◆ PROBLEM TO WORK ON:
Return all lines in the material below that contain "document".
————
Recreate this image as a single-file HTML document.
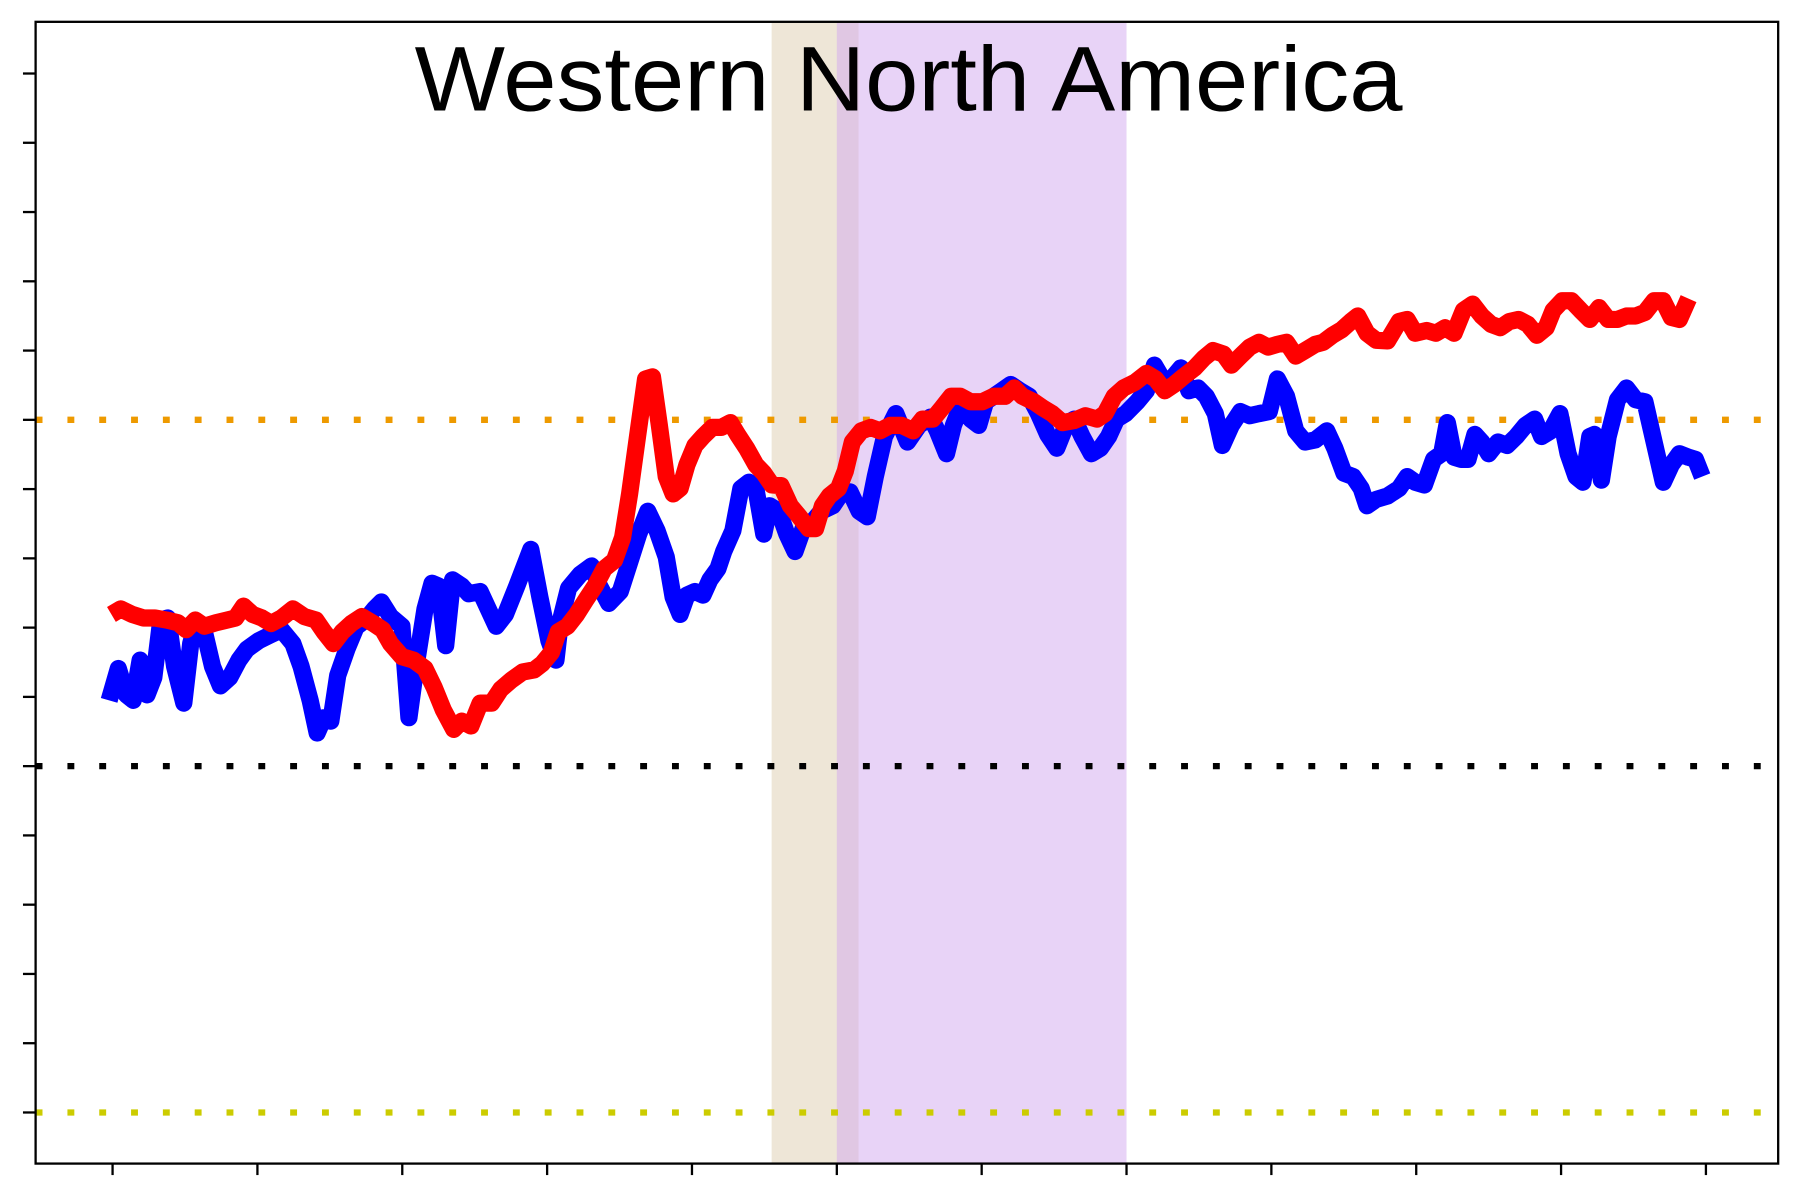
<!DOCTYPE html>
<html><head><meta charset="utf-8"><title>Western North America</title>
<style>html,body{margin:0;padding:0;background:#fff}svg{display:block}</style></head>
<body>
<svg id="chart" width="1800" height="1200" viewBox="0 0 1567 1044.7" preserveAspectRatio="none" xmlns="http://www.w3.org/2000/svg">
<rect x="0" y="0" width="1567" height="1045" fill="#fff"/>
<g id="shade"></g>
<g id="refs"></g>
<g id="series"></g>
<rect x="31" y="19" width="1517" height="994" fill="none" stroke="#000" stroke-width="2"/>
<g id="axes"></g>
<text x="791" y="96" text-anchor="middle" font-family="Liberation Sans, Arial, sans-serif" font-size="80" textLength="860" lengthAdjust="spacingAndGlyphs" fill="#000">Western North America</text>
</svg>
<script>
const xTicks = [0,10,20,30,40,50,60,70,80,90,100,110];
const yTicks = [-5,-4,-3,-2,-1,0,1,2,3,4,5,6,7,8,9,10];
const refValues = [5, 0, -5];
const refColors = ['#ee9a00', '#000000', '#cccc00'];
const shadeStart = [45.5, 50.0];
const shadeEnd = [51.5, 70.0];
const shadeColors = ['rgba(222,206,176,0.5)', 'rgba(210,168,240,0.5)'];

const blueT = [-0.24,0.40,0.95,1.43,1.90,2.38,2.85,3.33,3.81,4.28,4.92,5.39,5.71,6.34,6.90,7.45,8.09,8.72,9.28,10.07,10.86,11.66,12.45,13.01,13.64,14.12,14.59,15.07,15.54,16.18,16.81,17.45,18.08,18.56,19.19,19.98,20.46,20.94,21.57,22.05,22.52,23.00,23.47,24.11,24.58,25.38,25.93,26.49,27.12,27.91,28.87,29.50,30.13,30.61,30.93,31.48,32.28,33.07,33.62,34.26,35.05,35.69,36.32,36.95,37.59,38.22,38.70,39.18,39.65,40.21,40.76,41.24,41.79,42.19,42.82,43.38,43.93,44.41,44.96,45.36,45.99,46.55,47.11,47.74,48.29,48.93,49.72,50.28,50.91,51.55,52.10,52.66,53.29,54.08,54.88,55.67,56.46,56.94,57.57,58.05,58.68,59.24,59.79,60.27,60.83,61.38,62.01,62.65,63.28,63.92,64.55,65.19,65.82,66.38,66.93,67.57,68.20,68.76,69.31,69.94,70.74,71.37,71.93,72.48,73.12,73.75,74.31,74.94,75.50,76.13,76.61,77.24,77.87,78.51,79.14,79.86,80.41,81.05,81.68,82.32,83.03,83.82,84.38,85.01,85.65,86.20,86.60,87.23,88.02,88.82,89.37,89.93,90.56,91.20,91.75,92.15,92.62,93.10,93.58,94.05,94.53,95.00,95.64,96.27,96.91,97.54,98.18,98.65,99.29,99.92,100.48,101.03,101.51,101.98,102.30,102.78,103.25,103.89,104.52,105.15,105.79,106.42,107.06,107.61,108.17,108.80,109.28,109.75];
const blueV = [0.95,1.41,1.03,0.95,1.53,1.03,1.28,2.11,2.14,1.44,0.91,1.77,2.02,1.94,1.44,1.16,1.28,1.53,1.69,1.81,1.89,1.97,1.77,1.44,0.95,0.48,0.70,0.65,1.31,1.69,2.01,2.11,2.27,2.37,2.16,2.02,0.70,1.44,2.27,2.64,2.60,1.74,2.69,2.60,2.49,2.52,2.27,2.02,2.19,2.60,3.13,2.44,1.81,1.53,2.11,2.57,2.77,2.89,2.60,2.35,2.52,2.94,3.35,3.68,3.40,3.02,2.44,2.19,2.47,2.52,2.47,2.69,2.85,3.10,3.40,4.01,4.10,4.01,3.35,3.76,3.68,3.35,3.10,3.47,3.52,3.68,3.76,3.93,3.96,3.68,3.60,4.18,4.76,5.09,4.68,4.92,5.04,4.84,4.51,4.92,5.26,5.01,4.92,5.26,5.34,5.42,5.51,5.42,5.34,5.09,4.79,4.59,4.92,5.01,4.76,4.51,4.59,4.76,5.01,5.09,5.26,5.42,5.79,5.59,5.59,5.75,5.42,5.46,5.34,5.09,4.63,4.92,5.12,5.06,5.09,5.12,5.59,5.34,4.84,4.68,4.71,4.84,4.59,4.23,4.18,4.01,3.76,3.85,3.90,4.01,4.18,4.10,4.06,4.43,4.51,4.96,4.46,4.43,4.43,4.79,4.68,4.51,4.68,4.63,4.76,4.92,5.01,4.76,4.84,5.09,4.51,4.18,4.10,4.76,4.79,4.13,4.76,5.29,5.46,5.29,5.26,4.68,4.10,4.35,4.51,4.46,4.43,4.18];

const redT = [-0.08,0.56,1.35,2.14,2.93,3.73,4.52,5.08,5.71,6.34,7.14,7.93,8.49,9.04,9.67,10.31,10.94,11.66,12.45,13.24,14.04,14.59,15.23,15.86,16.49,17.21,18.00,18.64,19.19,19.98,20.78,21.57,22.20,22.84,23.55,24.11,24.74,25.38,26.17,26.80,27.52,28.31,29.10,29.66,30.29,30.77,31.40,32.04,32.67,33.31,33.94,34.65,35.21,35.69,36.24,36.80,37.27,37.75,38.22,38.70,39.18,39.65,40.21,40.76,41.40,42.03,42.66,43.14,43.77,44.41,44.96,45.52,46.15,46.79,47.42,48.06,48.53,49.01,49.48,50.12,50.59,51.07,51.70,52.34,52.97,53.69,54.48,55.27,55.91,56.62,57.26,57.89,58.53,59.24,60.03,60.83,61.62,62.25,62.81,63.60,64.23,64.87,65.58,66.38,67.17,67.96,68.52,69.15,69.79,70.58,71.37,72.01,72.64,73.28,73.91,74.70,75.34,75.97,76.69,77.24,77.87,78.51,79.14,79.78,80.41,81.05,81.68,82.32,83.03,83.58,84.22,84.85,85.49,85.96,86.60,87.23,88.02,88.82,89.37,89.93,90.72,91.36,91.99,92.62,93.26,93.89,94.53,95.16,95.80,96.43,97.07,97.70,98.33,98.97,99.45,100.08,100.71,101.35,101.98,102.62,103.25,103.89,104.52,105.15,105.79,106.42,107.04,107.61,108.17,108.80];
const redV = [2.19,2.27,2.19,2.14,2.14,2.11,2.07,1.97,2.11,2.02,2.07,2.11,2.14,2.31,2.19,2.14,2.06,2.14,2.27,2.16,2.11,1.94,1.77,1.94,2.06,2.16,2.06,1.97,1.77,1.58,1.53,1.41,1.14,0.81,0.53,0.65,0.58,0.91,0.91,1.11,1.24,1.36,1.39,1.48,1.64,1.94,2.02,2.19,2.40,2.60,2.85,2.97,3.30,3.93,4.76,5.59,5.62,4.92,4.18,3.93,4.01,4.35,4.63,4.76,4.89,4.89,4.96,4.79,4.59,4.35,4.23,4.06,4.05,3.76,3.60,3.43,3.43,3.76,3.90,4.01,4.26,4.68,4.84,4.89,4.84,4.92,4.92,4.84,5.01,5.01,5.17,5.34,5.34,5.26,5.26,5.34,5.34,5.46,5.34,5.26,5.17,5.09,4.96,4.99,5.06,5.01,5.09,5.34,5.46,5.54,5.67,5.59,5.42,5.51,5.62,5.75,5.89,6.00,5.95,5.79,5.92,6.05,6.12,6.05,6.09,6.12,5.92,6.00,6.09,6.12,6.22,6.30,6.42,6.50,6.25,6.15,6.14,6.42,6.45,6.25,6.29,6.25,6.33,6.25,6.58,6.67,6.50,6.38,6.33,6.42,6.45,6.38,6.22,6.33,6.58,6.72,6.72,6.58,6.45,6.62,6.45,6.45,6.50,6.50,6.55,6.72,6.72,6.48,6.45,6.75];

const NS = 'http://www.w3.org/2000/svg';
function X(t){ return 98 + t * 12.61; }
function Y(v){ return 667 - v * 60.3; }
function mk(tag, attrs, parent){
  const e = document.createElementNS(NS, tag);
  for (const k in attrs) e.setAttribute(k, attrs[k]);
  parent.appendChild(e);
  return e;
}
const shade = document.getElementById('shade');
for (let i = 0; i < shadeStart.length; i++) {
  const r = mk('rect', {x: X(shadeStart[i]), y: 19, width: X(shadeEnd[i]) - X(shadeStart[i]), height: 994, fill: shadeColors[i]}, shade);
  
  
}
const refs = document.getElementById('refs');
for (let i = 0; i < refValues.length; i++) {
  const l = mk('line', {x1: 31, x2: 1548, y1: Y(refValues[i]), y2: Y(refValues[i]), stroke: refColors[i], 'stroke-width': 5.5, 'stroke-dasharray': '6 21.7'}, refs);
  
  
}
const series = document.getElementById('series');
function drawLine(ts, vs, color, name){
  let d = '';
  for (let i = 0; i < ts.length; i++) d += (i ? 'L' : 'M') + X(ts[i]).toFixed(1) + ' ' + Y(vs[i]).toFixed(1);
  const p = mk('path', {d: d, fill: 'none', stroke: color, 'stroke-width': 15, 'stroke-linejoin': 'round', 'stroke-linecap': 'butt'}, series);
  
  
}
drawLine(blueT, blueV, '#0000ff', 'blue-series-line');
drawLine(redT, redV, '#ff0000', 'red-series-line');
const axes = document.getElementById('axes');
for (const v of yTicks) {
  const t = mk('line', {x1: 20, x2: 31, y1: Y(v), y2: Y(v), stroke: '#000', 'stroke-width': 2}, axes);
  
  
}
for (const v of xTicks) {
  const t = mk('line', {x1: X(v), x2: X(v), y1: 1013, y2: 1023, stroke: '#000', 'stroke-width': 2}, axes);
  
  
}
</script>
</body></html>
————
◆ EXPECTED ANSWER:
Recreate this image as a single-file HTML document.
  const e = document.createElementNS(NS, tag);
const shade = document.getElementById('shade');
const refs = document.getElementById('refs');
const series = document.getElementById('series');
const axes = document.getElementById('axes');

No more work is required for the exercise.